La surexploitation massive des ressources naturelles à l’échelle planétaire suscite depuis plus de quarante ans des appels répétés à une gouvernance mondiale de l’environnement. Mais si la possibilité d’une coordination des Etats paraît de plus en plus faible depuis l’échec de la conférence de Copenhague en 2009, l’espoir renaît à l’échelle locale et régionale : les chercheurs de l’école de Bloomington, regroupés autour du prix Nobel d’économie Elinor Ostrom, démontrent que des communautés d’usagers parviennent souvent par eux-mêmes à inventer des systèmes de gestion robustes.
Alice Le Roy, chargée de cours d’écologie urbaine à Paris XIII et ancienne coordinatrice du programme Main Verte des jardins partagés de Paris, revient sur les principaux apports du travail de recherche d’Elinor Ostrom, pour qui la "tragédie des biens communs" n’a rien d’inéluctable.
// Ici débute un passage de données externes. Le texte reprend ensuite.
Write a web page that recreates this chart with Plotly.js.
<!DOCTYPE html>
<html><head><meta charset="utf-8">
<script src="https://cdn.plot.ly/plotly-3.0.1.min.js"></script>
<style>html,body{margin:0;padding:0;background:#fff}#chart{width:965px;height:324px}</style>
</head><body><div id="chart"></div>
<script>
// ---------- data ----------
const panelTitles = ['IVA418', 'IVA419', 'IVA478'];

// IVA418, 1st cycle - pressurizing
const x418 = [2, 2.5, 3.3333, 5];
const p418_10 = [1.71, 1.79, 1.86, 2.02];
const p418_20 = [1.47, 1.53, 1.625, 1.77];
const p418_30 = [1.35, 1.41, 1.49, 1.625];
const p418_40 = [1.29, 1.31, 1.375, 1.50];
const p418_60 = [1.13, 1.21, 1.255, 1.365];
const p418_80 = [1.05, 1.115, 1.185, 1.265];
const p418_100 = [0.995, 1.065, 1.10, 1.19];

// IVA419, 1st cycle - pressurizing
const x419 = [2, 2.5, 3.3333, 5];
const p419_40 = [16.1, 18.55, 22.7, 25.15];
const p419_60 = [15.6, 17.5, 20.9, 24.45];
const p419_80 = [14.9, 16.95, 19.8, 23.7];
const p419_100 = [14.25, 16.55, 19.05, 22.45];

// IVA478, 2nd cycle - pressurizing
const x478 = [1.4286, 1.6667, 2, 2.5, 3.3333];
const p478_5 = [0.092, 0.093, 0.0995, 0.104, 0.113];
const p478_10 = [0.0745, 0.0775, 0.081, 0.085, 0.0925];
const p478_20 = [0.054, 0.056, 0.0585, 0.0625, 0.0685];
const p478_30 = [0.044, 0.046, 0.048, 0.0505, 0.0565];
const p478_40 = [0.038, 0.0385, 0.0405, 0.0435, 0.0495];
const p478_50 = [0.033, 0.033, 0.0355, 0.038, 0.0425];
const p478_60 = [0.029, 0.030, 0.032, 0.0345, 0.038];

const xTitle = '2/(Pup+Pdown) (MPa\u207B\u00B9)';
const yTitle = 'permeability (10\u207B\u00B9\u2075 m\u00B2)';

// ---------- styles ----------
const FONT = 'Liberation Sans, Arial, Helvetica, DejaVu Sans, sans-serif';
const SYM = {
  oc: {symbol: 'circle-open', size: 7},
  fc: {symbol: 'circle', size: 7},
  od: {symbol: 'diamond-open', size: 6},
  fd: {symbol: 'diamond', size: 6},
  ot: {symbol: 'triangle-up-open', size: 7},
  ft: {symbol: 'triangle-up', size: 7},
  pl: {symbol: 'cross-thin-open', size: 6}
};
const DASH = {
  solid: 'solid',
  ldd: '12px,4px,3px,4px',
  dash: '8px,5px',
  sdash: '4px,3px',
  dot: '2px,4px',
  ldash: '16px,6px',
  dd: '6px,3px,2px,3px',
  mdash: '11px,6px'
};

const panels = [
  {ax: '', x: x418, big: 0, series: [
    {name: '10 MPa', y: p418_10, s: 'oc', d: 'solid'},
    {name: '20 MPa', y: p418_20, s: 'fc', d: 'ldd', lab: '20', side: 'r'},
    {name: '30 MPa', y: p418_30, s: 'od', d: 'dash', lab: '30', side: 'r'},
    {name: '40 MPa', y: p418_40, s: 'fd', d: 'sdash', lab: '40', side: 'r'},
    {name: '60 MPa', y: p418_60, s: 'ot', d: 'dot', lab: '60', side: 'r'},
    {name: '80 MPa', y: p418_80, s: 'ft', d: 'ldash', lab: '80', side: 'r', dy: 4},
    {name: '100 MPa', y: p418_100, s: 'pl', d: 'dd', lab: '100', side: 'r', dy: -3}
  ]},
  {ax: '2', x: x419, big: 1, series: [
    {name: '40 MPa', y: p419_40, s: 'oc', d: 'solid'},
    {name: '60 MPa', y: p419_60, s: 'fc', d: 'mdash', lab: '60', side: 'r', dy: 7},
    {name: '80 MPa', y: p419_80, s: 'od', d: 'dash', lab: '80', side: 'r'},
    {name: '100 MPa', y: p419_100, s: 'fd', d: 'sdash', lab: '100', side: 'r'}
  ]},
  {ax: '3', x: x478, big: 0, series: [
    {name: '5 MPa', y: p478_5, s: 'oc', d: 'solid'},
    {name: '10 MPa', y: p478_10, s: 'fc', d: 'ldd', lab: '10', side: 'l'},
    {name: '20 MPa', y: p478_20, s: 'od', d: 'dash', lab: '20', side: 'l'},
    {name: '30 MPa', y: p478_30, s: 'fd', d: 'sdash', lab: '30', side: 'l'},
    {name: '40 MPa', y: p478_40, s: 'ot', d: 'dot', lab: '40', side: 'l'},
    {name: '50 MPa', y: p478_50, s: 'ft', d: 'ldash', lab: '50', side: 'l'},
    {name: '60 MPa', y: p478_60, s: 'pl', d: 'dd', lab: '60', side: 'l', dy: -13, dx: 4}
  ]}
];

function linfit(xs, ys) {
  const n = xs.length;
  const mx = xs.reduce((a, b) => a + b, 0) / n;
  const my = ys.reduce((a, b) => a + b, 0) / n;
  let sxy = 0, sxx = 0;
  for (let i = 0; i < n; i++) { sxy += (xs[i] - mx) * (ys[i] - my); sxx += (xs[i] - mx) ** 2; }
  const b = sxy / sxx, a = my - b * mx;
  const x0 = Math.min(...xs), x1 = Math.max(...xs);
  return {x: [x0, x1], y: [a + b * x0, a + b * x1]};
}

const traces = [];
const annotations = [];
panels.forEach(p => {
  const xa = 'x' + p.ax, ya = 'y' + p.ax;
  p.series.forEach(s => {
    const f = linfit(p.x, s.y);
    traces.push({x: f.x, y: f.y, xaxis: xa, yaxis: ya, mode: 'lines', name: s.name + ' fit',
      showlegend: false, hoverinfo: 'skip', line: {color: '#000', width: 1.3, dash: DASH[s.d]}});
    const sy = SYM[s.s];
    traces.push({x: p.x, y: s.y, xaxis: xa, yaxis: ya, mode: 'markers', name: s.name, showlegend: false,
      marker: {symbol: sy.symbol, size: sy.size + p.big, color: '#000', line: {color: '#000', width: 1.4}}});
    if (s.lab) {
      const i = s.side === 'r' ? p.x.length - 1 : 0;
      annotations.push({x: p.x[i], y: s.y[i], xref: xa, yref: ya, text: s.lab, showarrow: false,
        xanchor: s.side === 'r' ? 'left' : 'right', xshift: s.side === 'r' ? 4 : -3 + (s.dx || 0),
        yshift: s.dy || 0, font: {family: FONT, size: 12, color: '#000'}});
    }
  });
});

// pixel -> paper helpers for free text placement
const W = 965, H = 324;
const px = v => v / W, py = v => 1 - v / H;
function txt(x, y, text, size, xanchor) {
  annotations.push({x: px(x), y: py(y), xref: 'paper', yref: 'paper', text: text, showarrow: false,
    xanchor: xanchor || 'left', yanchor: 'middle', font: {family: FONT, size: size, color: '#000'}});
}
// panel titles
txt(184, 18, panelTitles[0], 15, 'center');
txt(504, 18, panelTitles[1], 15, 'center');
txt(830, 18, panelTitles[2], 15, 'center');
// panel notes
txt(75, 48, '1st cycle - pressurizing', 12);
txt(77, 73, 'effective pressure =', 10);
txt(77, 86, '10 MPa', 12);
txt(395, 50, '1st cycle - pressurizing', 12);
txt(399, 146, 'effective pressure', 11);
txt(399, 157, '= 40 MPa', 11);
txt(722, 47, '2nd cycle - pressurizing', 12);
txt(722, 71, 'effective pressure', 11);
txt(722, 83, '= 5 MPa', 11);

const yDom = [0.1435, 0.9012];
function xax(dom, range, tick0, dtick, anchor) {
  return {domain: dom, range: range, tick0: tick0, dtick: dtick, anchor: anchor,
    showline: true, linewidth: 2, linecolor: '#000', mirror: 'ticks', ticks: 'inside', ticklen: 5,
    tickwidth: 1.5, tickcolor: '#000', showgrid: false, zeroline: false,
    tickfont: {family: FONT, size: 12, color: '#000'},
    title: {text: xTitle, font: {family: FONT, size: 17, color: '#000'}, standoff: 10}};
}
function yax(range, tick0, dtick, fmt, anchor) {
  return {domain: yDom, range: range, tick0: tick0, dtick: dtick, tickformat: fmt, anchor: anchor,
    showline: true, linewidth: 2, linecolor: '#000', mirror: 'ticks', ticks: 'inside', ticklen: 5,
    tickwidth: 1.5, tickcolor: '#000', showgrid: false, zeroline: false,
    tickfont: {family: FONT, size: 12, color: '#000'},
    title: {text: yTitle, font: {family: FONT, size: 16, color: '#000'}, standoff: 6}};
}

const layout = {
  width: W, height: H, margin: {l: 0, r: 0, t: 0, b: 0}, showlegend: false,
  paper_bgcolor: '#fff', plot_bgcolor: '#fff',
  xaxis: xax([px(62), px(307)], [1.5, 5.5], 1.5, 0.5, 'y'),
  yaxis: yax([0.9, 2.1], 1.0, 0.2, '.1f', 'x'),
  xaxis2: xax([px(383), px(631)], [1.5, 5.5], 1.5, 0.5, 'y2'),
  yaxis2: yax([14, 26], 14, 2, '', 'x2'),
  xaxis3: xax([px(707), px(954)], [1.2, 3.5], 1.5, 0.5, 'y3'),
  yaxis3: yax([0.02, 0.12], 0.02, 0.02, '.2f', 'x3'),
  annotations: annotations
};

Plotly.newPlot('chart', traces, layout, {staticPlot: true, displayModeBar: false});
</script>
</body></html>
Peu d’articles auront autant marqué les esprits dans la deuxième moitié du XXe siècle que "La tragédie des biens communs". Depuis sa parution dans la revue Science en décembre 1968, le texte de l’écologue Garrett Hardin reste un des articles les plus fréquemment cités dans les publications scientifiques et il figure toujours parmi les lectures obligatoires dans de nombreuses universités. [1]
 

"Imaginez un pâturage ouvert à tous…" La parabole de Hardin met en scène un berger et son troupeau. Poussé par le désir d’accroître ses gains, le berger choisit d’augmenter sans cesse la taille de son cheptel, ce qui conduit fatalement à la surexploitation du pâturage. "Chaque homme est coincé dans un système qui le pousse à augmenter la taille de son troupeau sans limite, dans un monde qui est limité", écrit Hardin.
Pessimiste, il ajoute : "La destination vers laquelle chaque homme se hâte est la ruine, chacun poursuivant son propre intérêt dans une société qui croit à la liberté des biens communs". 
Dans le monde industrialisé de la fin des années 60, Hardin voit les signes avant-coureurs de l’épuisement des ressources naturelles, notamment en raison de l’explosion démographique mondiale. Afin d’échapper à une issue tragique, il faut, affirme-t-il, d’urgence contrôler l’accès aux biens communs, soit par l’intervention étatique, soit par leur privatisation.
C’est la deuxième option qui s’impose à la fin des années 80 avec la disparition du bloc soviétique et la victoire idéologique des thèses néo-libérales. Triomphe alors une vision du monde où le marché doit réguler les actes d’individus dépeints comme égoïstes par essence et mus par la recherche du profit à court terme.
L’eau, ressource vitale, devient alors le symbole de la marchandisation des biens communs, bien que la privatisation porte en réalité non pas sur la ressource elle-même mais sur les services de distribution de l’eau potable et de collecte et traitement des eaux usées, via des contrats de gestion confiés à des entreprises privées.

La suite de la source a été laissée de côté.